* Task objective *
Exclude the pictures, then repeat the remaining data exactly.

# Available data start

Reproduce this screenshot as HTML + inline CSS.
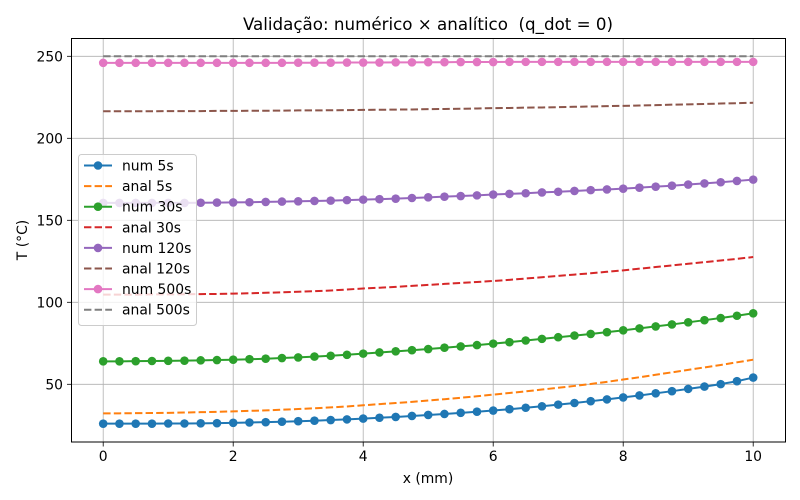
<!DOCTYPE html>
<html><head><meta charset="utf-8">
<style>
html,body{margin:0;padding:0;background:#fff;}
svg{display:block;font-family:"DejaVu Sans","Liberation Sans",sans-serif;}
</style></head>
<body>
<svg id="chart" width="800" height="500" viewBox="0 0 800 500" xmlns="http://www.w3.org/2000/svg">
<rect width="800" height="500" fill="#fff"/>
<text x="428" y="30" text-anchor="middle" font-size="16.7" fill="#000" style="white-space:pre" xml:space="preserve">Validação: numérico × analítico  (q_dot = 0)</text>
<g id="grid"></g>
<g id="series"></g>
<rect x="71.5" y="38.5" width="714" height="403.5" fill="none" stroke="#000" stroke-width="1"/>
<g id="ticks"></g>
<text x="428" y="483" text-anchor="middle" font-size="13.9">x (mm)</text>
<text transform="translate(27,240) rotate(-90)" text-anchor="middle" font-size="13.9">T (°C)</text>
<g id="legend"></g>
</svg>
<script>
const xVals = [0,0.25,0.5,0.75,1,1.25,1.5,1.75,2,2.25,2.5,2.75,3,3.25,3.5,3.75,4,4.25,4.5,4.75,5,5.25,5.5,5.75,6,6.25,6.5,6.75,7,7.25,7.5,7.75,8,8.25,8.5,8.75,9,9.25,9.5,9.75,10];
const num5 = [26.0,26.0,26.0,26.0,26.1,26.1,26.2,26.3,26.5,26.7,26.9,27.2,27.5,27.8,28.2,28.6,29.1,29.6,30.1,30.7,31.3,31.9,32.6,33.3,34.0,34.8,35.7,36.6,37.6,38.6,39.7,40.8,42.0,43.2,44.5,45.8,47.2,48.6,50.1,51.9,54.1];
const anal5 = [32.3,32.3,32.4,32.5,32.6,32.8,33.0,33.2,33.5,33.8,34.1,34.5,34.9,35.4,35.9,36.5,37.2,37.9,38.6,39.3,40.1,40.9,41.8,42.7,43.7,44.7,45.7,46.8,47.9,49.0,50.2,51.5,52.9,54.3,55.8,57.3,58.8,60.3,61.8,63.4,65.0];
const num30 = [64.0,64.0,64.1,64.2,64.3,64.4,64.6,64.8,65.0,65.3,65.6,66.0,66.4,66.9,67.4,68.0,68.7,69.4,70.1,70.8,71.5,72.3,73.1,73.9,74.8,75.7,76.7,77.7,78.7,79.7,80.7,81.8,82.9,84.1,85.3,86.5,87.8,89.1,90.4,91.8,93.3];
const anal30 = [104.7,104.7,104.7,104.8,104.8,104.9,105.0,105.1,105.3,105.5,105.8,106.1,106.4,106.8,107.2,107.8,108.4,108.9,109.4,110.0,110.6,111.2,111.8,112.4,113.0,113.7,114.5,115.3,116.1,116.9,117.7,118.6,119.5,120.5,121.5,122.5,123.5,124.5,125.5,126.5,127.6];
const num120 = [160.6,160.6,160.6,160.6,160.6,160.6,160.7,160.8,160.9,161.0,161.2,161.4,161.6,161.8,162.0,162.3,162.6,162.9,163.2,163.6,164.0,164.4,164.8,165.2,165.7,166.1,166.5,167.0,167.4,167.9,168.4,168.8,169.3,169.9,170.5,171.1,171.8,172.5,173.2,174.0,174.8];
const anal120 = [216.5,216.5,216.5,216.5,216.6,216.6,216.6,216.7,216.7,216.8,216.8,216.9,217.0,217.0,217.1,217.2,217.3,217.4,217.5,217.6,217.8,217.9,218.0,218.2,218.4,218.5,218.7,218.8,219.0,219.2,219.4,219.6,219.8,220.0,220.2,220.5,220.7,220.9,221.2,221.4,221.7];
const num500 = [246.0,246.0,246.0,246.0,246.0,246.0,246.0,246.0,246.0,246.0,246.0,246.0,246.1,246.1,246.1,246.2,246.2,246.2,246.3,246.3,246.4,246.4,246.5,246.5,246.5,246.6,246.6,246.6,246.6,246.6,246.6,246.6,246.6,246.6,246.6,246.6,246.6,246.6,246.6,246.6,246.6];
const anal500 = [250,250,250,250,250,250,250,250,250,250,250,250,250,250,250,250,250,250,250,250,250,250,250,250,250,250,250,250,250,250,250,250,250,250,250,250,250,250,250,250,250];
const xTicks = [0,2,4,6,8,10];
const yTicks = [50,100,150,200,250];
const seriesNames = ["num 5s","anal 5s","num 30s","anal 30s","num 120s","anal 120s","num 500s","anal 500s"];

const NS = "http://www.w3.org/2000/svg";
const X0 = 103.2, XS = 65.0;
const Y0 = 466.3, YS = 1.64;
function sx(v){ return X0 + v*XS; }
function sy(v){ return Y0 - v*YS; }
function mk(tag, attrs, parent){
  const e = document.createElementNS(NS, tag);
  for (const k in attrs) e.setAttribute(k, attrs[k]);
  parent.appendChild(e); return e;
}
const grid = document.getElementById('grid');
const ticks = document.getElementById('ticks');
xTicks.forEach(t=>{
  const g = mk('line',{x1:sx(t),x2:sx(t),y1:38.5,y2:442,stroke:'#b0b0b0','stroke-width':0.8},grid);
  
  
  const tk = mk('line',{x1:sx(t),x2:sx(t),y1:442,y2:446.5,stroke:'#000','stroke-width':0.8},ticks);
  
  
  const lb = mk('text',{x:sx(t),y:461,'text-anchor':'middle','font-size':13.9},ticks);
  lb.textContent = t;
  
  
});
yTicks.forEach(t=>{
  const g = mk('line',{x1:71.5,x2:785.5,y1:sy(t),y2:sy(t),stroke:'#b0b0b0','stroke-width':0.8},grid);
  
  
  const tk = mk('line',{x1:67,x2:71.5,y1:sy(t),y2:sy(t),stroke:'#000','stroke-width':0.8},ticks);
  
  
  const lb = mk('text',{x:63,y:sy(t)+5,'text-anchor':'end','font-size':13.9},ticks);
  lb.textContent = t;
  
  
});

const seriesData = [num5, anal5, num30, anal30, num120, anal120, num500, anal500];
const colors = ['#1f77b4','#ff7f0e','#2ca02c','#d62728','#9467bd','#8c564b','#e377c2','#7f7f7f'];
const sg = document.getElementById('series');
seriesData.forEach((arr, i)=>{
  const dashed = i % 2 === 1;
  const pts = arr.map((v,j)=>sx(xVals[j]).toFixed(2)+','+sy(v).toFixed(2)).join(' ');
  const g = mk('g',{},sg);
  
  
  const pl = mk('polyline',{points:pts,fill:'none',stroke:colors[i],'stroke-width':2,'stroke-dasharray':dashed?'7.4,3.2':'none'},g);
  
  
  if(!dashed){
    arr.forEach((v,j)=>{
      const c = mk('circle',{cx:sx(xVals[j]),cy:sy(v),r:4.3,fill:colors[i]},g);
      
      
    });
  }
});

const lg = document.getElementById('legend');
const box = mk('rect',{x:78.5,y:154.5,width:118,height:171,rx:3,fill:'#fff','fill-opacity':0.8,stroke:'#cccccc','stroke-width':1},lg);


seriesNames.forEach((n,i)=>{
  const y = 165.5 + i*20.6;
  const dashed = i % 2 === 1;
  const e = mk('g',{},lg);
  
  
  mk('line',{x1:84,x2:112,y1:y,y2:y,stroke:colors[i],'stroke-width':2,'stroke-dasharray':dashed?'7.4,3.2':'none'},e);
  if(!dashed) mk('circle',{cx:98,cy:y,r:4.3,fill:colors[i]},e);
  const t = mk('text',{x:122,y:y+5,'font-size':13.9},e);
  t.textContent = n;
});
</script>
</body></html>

# Available data end

* Exercise answer *
Reproduce this screenshot as HTML + inline CSS.
<!DOCTYPE html>
<html><head><meta charset="utf-8">
<style>
html,body{margin:0;padding:0;background:#fff;}
svg{display:block;font-family:"DejaVu Sans","Liberation Sans",sans-serif;}
</style></head>
<body>
<svg id="chart" width="800" height="500" viewBox="0 0 800 500" xmlns="http://www.w3.org/2000/svg">
<rect width="800" height="500" fill="#fff"/>
<text x="428" y="30" text-anchor="middle" font-size="16.7" fill="#000" style="white-space:pre" xml:space="preserve">Validação: numérico × analítico  (q_dot = 0)</text>
<g id="grid"></g>
<g id="series"></g>
<rect x="71.5" y="38.5" width="714" height="403.5" fill="none" stroke="#000" stroke-width="1"/>
<g id="ticks"></g>
<text x="428" y="483" text-anchor="middle" font-size="13.9">x (mm)</text>
<text transform="translate(27,240) rotate(-90)" text-anchor="middle" font-size="13.9">T (°C)</text>
<g id="legend"></g>
</svg>
<script>
const xVals = [0,0.25,0.5,0.75,1,1.25,1.5,1.75,2,2.25,2.5,2.75,3,3.25,3.5,3.75,4,4.25,4.5,4.75,5,5.25,5.5,5.75,6,6.25,6.5,6.75,7,7.25,7.5,7.75,8,8.25,8.5,8.75,9,9.25,9.5,9.75,10];
const num5 = [26.0,26.0,26.0,26.0,26.1,26.1,26.2,26.3,26.5,26.7,26.9,27.2,27.5,27.8,28.2,28.6,29.1,29.6,30.1,30.7,31.3,31.9,32.6,33.3,34.0,34.8,35.7,36.6,37.6,38.6,39.7,40.8,42.0,43.2,44.5,45.8,47.2,48.6,50.1,51.9,54.1];
const anal5 = [32.3,32.3,32.4,32.5,32.6,32.8,33.0,33.2,33.5,33.8,34.1,34.5,34.9,35.4,35.9,36.5,37.2,37.9,38.6,39.3,40.1,40.9,41.8,42.7,43.7,44.7,45.7,46.8,47.9,49.0,50.2,51.5,52.9,54.3,55.8,57.3,58.8,60.3,61.8,63.4,65.0];
const num30 = [64.0,64.0,64.1,64.2,64.3,64.4,64.6,64.8,65.0,65.3,65.6,66.0,66.4,66.9,67.4,68.0,68.7,69.4,70.1,70.8,71.5,72.3,73.1,73.9,74.8,75.7,76.7,77.7,78.7,79.7,80.7,81.8,82.9,84.1,85.3,86.5,87.8,89.1,90.4,91.8,93.3];
const anal30 = [104.7,104.7,104.7,104.8,104.8,104.9,105.0,105.1,105.3,105.5,105.8,106.1,106.4,106.8,107.2,107.8,108.4,108.9,109.4,110.0,110.6,111.2,111.8,112.4,113.0,113.7,114.5,115.3,116.1,116.9,117.7,118.6,119.5,120.5,121.5,122.5,123.5,124.5,125.5,126.5,127.6];
const num120 = [160.6,160.6,160.6,160.6,160.6,160.6,160.7,160.8,160.9,161.0,161.2,161.4,161.6,161.8,162.0,162.3,162.6,162.9,163.2,163.6,164.0,164.4,164.8,165.2,165.7,166.1,166.5,167.0,167.4,167.9,168.4,168.8,169.3,169.9,170.5,171.1,171.8,172.5,173.2,174.0,174.8];
const anal120 = [216.5,216.5,216.5,216.5,216.6,216.6,216.6,216.7,216.7,216.8,216.8,216.9,217.0,217.0,217.1,217.2,217.3,217.4,217.5,217.6,217.8,217.9,218.0,218.2,218.4,218.5,218.7,218.8,219.0,219.2,219.4,219.6,219.8,220.0,220.2,220.5,220.7,220.9,221.2,221.4,221.7];
const num500 = [246.0,246.0,246.0,246.0,246.0,246.0,246.0,246.0,246.0,246.0,246.0,246.0,246.1,246.1,246.1,246.2,246.2,246.2,246.3,246.3,246.4,246.4,246.5,246.5,246.5,246.6,246.6,246.6,246.6,246.6,246.6,246.6,246.6,246.6,246.6,246.6,246.6,246.6,246.6,246.6,246.6];
const anal500 = [250,250,250,250,250,250,250,250,250,250,250,250,250,250,250,250,250,250,250,250,250,250,250,250,250,250,250,250,250,250,250,250,250,250,250,250,250,250,250,250,250];
const xTicks = [0,2,4,6,8,10];
const yTicks = [50,100,150,200,250];
const seriesNames = ["num 5s","anal 5s","num 30s","anal 30s","num 120s","anal 120s","num 500s","anal 500s"];

const NS = "http://www.w3.org/2000/svg";
const X0 = 103.2, XS = 65.0;
const Y0 = 466.3, YS = 1.64;
function sx(v){ return X0 + v*XS; }
function sy(v){ return Y0 - v*YS; }
function mk(tag, attrs, parent){
  const e = document.createElementNS(NS, tag);
  for (const k in attrs) e.setAttribute(k, attrs[k]);
  parent.appendChild(e); return e;
}
const grid = document.getElementById('grid');
const ticks = document.getElementById('ticks');
xTicks.forEach(t=>{
  const g = mk('line',{x1:sx(t),x2:sx(t),y1:38.5,y2:442,stroke:'#b0b0b0','stroke-width':0.8},grid);
  
  
  const tk = mk('line',{x1:sx(t),x2:sx(t),y1:442,y2:446.5,stroke:'#000','stroke-width':0.8},ticks);
  
  
  const lb = mk('text',{x:sx(t),y:461,'text-anchor':'middle','font-size':13.9},ticks);
  lb.textContent = t;
  
  
});
yTicks.forEach(t=>{
  const g = mk('line',{x1:71.5,x2:785.5,y1:sy(t),y2:sy(t),stroke:'#b0b0b0','stroke-width':0.8},grid);
  
  
  const tk = mk('line',{x1:67,x2:71.5,y1:sy(t),y2:sy(t),stroke:'#000','stroke-width':0.8},ticks);
  
  
  const lb = mk('text',{x:63,y:sy(t)+5,'text-anchor':'end','font-size':13.9},ticks);
  lb.textContent = t;
  
  
});

const seriesData = [num5, anal5, num30, anal30, num120, anal120, num500, anal500];
const colors = ['#1f77b4','#ff7f0e','#2ca02c','#d62728','#9467bd','#8c564b','#e377c2','#7f7f7f'];
const sg = document.getElementById('series');
seriesData.forEach((arr, i)=>{
  const dashed = i % 2 === 1;
  const pts = arr.map((v,j)=>sx(xVals[j]).toFixed(2)+','+sy(v).toFixed(2)).join(' ');
  const g = mk('g',{},sg);
  
  
  const pl = mk('polyline',{points:pts,fill:'none',stroke:colors[i],'stroke-width':2,'stroke-dasharray':dashed?'7.4,3.2':'none'},g);
  
  
  if(!dashed){
    arr.forEach((v,j)=>{
      const c = mk('circle',{cx:sx(xVals[j]),cy:sy(v),r:4.3,fill:colors[i]},g);
      
      
    });
  }
});

const lg = document.getElementById('legend');
const box = mk('rect',{x:78.5,y:154.5,width:118,height:171,rx:3,fill:'#fff','fill-opacity':0.8,stroke:'#cccccc','stroke-width':1},lg);


seriesNames.forEach((n,i)=>{
  const y = 165.5 + i*20.6;
  const dashed = i % 2 === 1;
  const e = mk('g',{},lg);
  
  
  mk('line',{x1:84,x2:112,y1:y,y2:y,stroke:colors[i],'stroke-width':2,'stroke-dasharray':dashed?'7.4,3.2':'none'},e);
  if(!dashed) mk('circle',{cx:98,cy:y,r:4.3,fill:colors[i]},e);
  const t = mk('text',{x:122,y:y+5,'font-size':13.9},e);
  t.textContent = n;
});
</script>
</body></html>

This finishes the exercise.